**Task**
Look for "this" in the listing below. Gather each line that contains it.

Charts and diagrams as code
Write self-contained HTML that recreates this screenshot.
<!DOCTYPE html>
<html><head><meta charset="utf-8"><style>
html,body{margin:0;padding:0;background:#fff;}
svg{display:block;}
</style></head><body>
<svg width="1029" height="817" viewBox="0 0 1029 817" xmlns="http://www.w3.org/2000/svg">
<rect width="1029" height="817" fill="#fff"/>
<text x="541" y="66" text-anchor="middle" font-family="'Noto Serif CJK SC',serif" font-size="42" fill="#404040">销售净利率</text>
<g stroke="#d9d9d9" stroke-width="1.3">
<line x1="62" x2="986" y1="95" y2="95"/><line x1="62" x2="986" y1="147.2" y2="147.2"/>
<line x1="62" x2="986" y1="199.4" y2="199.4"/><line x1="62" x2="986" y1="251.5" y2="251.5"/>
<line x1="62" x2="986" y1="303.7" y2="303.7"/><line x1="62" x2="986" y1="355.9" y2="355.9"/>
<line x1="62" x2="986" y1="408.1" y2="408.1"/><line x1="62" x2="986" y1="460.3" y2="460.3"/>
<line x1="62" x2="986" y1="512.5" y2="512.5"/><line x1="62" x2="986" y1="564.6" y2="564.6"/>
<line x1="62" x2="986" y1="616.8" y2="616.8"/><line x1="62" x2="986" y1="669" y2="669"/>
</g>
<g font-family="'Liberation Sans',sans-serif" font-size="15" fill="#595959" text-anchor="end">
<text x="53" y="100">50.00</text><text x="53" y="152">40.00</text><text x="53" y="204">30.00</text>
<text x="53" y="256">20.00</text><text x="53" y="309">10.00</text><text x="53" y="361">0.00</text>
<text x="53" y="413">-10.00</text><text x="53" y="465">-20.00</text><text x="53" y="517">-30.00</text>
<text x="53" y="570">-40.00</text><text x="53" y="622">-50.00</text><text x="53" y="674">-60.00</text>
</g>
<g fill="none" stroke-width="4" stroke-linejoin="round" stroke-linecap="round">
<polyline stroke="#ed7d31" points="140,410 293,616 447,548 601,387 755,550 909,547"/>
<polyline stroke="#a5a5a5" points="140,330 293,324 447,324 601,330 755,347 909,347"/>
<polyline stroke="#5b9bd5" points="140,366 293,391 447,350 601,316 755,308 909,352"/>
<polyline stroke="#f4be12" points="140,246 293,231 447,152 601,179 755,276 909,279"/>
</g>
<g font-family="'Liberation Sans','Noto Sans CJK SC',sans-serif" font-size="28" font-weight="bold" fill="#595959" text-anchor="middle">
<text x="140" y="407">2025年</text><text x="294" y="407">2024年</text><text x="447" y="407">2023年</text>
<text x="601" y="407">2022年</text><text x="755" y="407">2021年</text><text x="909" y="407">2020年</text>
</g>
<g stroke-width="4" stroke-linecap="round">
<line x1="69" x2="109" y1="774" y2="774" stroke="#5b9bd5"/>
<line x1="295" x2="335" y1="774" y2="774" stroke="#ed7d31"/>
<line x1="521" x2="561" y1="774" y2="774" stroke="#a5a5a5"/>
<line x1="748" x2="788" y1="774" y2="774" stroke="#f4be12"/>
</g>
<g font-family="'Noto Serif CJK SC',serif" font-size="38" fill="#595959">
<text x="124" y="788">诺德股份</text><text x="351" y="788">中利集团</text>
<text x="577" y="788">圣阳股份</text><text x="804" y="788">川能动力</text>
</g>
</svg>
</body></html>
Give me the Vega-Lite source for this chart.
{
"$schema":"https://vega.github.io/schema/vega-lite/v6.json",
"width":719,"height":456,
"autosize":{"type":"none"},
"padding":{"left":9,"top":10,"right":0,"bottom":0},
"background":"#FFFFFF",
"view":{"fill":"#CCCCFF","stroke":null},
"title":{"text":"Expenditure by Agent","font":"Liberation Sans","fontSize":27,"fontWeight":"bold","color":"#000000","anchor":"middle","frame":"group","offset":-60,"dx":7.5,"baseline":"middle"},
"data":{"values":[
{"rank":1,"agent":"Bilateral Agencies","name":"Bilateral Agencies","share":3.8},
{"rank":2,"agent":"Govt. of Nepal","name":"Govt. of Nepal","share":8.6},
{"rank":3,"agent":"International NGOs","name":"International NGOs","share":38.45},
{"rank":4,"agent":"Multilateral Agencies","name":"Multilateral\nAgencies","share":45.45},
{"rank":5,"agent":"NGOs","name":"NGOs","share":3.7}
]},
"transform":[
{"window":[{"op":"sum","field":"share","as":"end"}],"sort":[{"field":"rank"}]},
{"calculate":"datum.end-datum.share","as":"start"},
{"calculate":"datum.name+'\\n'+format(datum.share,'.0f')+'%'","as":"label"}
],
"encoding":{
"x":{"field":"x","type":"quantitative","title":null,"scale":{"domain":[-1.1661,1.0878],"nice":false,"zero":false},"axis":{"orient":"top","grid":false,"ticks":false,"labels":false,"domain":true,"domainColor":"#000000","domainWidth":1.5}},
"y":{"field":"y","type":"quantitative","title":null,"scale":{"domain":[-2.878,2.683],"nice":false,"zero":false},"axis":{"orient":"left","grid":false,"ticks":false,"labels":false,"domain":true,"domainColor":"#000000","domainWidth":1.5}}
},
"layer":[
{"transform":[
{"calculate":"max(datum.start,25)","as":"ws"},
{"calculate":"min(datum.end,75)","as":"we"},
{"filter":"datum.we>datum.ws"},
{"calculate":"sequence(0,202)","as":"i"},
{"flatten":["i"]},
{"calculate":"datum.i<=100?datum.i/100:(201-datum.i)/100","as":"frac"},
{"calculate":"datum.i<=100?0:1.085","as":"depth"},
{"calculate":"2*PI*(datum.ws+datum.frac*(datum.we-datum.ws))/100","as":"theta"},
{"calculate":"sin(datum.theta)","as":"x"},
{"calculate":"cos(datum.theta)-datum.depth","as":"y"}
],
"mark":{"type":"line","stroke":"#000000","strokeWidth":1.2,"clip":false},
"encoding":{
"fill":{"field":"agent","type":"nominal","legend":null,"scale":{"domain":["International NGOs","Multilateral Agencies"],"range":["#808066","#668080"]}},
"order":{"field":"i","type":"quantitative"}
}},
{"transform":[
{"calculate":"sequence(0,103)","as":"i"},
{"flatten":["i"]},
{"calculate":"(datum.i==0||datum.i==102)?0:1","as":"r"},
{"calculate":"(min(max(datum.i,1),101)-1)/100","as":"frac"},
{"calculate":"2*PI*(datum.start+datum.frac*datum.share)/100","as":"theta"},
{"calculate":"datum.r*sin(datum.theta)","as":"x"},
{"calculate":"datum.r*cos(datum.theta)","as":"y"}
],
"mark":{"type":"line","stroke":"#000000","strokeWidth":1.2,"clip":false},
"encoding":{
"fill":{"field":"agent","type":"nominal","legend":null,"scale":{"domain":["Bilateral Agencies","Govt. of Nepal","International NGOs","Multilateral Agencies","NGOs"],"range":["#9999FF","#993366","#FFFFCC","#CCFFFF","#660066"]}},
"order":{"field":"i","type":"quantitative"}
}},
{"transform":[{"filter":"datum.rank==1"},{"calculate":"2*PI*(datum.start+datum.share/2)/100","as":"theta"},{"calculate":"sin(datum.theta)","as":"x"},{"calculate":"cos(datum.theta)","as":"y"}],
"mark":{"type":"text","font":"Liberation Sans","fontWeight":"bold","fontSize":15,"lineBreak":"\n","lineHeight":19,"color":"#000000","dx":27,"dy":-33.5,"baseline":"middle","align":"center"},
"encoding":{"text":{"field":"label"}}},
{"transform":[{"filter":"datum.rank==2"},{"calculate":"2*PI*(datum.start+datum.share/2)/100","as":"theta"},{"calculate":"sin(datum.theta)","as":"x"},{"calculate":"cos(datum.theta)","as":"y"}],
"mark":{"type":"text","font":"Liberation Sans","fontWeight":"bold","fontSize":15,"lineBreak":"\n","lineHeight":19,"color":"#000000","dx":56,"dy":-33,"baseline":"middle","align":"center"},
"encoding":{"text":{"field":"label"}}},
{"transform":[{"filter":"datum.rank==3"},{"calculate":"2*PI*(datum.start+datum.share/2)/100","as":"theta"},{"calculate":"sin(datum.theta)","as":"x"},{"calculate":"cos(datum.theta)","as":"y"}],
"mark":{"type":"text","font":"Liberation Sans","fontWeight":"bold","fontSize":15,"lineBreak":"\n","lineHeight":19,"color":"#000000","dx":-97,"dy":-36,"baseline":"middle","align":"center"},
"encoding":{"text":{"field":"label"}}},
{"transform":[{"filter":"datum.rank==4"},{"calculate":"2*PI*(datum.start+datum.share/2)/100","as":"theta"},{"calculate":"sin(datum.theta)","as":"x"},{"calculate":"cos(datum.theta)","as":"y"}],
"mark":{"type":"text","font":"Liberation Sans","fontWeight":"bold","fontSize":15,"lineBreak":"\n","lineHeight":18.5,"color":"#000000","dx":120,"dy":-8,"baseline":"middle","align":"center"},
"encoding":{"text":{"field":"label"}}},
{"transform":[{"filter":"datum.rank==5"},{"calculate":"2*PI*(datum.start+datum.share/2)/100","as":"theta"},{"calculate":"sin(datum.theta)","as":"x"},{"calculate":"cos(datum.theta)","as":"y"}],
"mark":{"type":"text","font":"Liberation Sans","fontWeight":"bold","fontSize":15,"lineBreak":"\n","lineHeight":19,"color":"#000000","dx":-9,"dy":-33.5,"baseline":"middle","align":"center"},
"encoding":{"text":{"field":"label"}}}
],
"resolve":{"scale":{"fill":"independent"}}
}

**Complete answer**
Write self-contained HTML that recreates this screenshot.
Give me the Vega-Lite source for this chart.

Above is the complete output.